The bigger danger is every crazy, ill informed idea we have gets spewed out onto our social media feeds, creating all kinds of excitement that we might not be prepared for. You never know who will read your posts, and it’s quite possible that someone a lot smarter than you will come across it.

2.2 Dodgy arguments

But here is where we hit the other great cost of convenience. Living in a sound-bite world, with reams of information flicking past our eyes every time we sit down in front of a computer, it’s much easier to make assumptions about what we read, then critique it without every really engaging with what we’re reading.

NPR had the ultimate example of this about a year ago, when they posted the question “Why doesn’t America read any more?” with a link to an article about. Literally thousands of people left comments berating NPR for making such sweeping generalisations and castigating them for making a verbal attack on the American people. The problem was, if you clicked on the link, this is what you found:

Screen Shot 2016-06-05 at 10.11.47 AM

People were so quick to have an opinion on the headline that they read, that they didn’t bother to listen to the argument put forward.

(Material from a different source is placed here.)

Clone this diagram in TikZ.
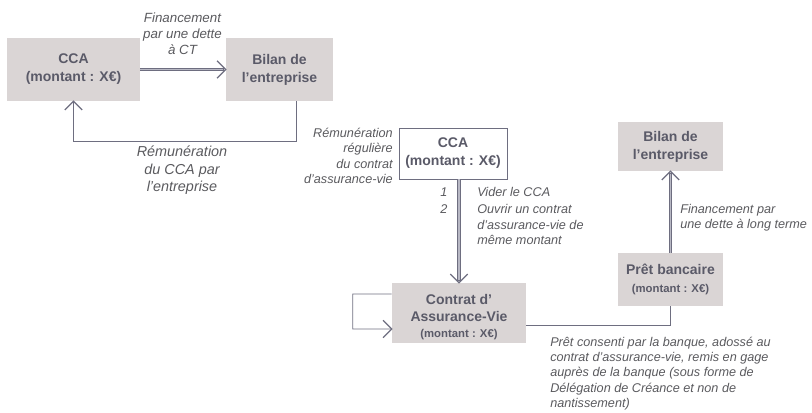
\documentclass[tikz,border=0pt]{standalone}
\usepackage{fontspec}
\setmainfont{Liberation Sans}

\definecolor{boxfill}{HTML}{DAD5D5}
\definecolor{boxtext}{HTML}{5A5A68}
\definecolor{labtext}{HTML}{5A5A5E}
\definecolor{linec}{HTML}{6E6E80}
\definecolor{linelight}{HTML}{B8B8C4}

\tikzset{
  box/.style={fill=boxfill, draw=none, text=boxtext, align=center, inner sep=0pt,
    font=\bfseries\fontsize{10.5}{13.5}\selectfont},
  whitebox/.style={box, fill=white, draw=linec, line width=0.6pt},
  lab/.style={text=labtext, inner sep=0pt, font=\itshape\fontsize{9.5}{11.5}\selectfont},
  biglab/.style={lab, font=\itshape\fontsize{10}{12}\selectfont},
  num/.style={text=labtext, inner sep=0pt, font=\itshape\fontsize{9.5}{11.5}\selectfont},
  plainline/.style={draw=linec, line width=0.6pt},
  dblshaft/.style={draw=linec, line width=2.4pt, shorten >=1pt,
    postaction={draw=linelight, line width=0.9pt, shorten >=2pt}},
  chevron/.style={draw=linec, line width=0.9pt, line join=miter}
}

\begin{document}
\begin{tikzpicture}[x=0.75pt, y=-0.75pt]
\useasboundingbox (0,0) rectangle (812,412);

% upper-left loop: current account and company balance sheet
\node[box, minimum width=99.75pt, minimum height=47.25pt] (cca1) at (73.5,69.5)
  {CCA\\(montant : X€)};
\node[box, minimum width=80.25pt, minimum height=47.25pt] (bilan1) at (279.5,69.5)
  {Bilan de\\l’entreprise};

\draw[dblshaft] (cca1.east) -- (bilan1.west);
\draw[chevron] ([shift={(-6.5pt,6.5pt)}]bilan1.west) -- (bilan1.west) -- ([shift={(-6.5pt,-6.5pt)}]bilan1.west);
\node[biglab, align=center] (fin1) at (182.5,34) {Financement\\par une dette\\à CT};

\draw[plainline] ([xshift=12.4pt]bilan1.south) -- ++(0,40) -| (cca1.south);
\draw[chevron] ([shift={(-6.5pt,-6.5pt)}]cca1.south) -- (cca1.south) -- ([shift={(6.5pt,-6.5pt)}]cca1.south);
\node[lab, align=center, font=\itshape\fontsize{10.8}{13.2}\selectfont] (rem1) at (182,170.5)
  {Rémunération\\du CCA par\\l’entreprise};

% right part: life insurance contract and bank loan
\node[whitebox, minimum width=81pt, minimum height=38.25pt] (cca2) at (453,153.5)
  {CCA\\(montant : X€)};
\node[lab, align=right, anchor=east] (rem2) at (393,156)
  {Rémunération\\régulière\\du contrat\\d’assurance-vie};

\node[box, minimum width=100.5pt, minimum height=45pt,
  font=\bfseries\fontsize{10.5}{12.5}\selectfont] (contrat) at (459,313)
  {\rule{0pt}{14pt}Contrat d’\\Assurance-Vie\\{\fontsize{8.5}{11}\selectfont(montant : X€)}};

\draw[dblshaft] (contrat.north |- cca2.south) -- (contrat.north);
\draw[chevron] ([shift={(-6.5pt,6.5pt)}]contrat.north) -- (contrat.north) -- ([shift={(6.5pt,6.5pt)}]contrat.north);
\node[num] (n1) at (444,192) {1};
\node[num] (n2) at (444,209) {2};
\node[lab, anchor=west] (vider) at (477,192) {Vider le CCA};
\node[lab, anchor=west, align=left] (ouvrir) at (477,224.5)
  {Ouvrir un contrat\\d’assurance-vie de\\même montant};

% self loop on the contract
\coordinate (loopin) at ([yshift=-11.99pt]contrat.west);
\draw[plainline] ([yshift=14.25pt]contrat.west) -- ++(-39,0) -- ++(0,35) -- (loopin);
\draw[chevron] ([shift={(-6.5pt,6.5pt)}]loopin) -- (loopin) -- ([shift={(-6.5pt,-6.5pt)}]loopin);

\node[box, minimum width=78.75pt, minimum height=36.75pt] (bilan2) at (670.5,146.5)
  {Bilan de\\l’entreprise};
\node[box, minimum width=78.75pt, minimum height=39.75pt] (pret) at (670.5,279.5)
  {Prêt bancaire\\{\fontsize{8.5}{11}\selectfont(montant : X€)}};

\draw[dblshaft] (pret.north) -- (bilan2.south);
\draw[chevron] ([shift={(-6.5pt,-6.5pt)}]bilan2.south) -- (bilan2.south) -- ([shift={(6.5pt,-6.5pt)}]bilan2.south);
\node[lab, anchor=west, align=left] (fin2) at (680,217.5)
  {Financement par\\une dette à long terme};

\draw[plainline] ([yshift=-9pt]contrat.east) -| (pret.south);
\node[lab, anchor=west, align=left] (pretlab) at (550,373.5)
  {Prêt consenti par la banque, adossé au\\contrat d’assurance-vie, remis en gage\\auprès de la banque (sous forme de\\Délégation de Créance et non de\\nantissement)};
\end{tikzpicture}
\end{document}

I see it all the time (and I engage in it more often than I’d like to). You read a headline, you already have an opinion about a subject, so you jump in without actually engaging fully with what the interlocutor had to say. The upside of our connected world is that we can share much more information (and I need to be clear, it can also be good when we share unformed information and use online platforms to nut things out & discuss them), but the downside is that we appear to read much more, but we think  much less about what we’re reading.

Conclusion:

The answer? I don’t know. I guess for me, I’ve been trying to slow down my responses. I still bite sometimes, but I find myself asking far more often, “is what I am saying helpful? Have I thought through all the angles, or am I just jumping in with my own thoughts & ideas before engaging with the question?”

Maybe a good start is to say, “I won’t critique an article that I haven’t read all of”?